A logarithmic function is essentially the inverse of an exponential function. When you have an equation like \( log_b(x) = y\), it means that the base \(b\) raised to the power of \(y\) equals \(x\). This translates to the expression \(b^y = x\). Logarithmic functions are useful for solving problems involving exponential growth or for simplifying complex exponential expressions.

Key Points:

• The base number is the subscript of the logarithm.
• Logs can help us find how many times one number needs to be multiplied by itself to achieve another number.
• Understanding the relationship between logarithmic and exponential expressions is crucial for problem-solving.

This concept not only helps in mathematical calculations but is extensively used in real-life applications such as computing interest rates, population growth, and more.

Evaluating logarithms involves finding the exponent that the base must be raised to in order to get the expression's value.
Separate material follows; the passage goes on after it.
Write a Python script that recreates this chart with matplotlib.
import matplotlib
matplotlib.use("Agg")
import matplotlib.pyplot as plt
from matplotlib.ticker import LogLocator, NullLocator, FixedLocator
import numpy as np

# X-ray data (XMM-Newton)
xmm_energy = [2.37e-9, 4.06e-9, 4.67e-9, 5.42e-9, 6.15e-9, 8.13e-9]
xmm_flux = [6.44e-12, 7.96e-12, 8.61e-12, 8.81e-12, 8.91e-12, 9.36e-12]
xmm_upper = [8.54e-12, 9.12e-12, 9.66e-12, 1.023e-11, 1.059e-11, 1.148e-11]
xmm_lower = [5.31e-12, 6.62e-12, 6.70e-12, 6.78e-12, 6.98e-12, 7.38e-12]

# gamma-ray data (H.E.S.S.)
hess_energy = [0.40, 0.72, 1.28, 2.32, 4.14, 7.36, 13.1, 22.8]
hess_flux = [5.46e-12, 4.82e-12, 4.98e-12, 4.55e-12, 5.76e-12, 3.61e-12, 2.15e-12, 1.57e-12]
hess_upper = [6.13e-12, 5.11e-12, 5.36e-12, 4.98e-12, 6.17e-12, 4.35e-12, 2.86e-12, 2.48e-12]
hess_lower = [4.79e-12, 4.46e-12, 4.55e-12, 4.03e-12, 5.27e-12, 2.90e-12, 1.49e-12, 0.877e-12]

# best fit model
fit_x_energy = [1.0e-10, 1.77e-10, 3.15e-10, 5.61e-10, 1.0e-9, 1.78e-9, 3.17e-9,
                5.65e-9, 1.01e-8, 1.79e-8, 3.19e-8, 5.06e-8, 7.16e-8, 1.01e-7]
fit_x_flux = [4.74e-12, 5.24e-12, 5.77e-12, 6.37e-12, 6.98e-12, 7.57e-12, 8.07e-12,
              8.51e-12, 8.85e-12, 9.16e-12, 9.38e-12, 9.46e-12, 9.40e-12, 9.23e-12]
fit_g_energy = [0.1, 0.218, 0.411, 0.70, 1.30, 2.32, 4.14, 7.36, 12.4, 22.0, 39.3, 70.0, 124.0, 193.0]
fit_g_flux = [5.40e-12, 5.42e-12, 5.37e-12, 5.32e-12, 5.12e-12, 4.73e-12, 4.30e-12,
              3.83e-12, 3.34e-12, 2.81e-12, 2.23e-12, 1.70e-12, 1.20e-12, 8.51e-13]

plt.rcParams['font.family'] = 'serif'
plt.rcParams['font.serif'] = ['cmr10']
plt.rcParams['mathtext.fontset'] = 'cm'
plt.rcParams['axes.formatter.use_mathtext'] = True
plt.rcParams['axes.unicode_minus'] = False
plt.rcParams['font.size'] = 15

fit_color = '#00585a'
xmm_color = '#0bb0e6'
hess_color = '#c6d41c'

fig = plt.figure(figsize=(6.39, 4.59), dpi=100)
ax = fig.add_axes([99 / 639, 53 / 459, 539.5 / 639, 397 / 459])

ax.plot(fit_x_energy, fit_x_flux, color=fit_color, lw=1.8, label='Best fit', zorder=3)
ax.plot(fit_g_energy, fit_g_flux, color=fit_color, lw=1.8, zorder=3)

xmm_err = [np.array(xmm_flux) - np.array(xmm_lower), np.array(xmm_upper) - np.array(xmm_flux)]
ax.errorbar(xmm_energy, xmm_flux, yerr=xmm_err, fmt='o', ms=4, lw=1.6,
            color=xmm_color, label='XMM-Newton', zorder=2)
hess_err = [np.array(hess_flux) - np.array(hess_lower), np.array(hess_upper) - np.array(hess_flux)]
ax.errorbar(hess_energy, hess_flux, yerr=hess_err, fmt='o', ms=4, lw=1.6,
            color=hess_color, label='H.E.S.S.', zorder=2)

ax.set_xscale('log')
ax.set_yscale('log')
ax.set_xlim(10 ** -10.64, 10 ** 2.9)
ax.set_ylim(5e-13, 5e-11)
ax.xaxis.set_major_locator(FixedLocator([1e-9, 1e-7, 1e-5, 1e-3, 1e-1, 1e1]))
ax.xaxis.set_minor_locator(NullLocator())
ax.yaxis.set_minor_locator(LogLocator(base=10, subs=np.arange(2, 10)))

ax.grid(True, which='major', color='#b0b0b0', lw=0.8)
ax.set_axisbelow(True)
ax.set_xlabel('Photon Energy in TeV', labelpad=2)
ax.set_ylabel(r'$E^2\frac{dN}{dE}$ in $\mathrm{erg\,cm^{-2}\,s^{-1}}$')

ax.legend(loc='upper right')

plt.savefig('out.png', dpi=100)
When evaluating a logarithm, it's important to recognize patterns in numbers and use the properties of logarithms efficiently. Let's go through a quick example.Imagine you're tasked with evaluating \(\log_{2} 32\). If you know that \(32 = 2^5\), it becomes obvious that \(\log_{2} 32 = 5\). Why? Because \(2\) raised to the-power-of \(5\) equals \(32\), perfectly fitting our logarithmic definition.

When evaluating really take note of:

• The properties of logarithms such as \(\log_b(b) = 1\) and \(\log_b(b^x)=x\).
• Transforming the base if possible to make computations simpler.
• Breaking the problem into smaller, more manageable parts.

This will help ensure you tackle each logarithmic expression with confidence and precision.

Mathematical problem-solving involving logarithms usually requires you to combine several concepts and interpret mathematical expressions accurately.

Approaching logarithmic problems:

• First, simplify the expression as much as possible. Sometimes, as in our original exercise, there are nested logarithms where solving the inner part simplifies the rest.
• Use known mathematical identities and properties to break down the problem.
• Check each step closely to avoid small mistakes, which can influence the whole solution.

As demonstrated in the example \(\log _{5}(\log _{2} 32)\), solving inner expressions first can create an easier path to the final answer. This method reduces complexity and provides clear and concise solutions, enhancing your problem-solving skills.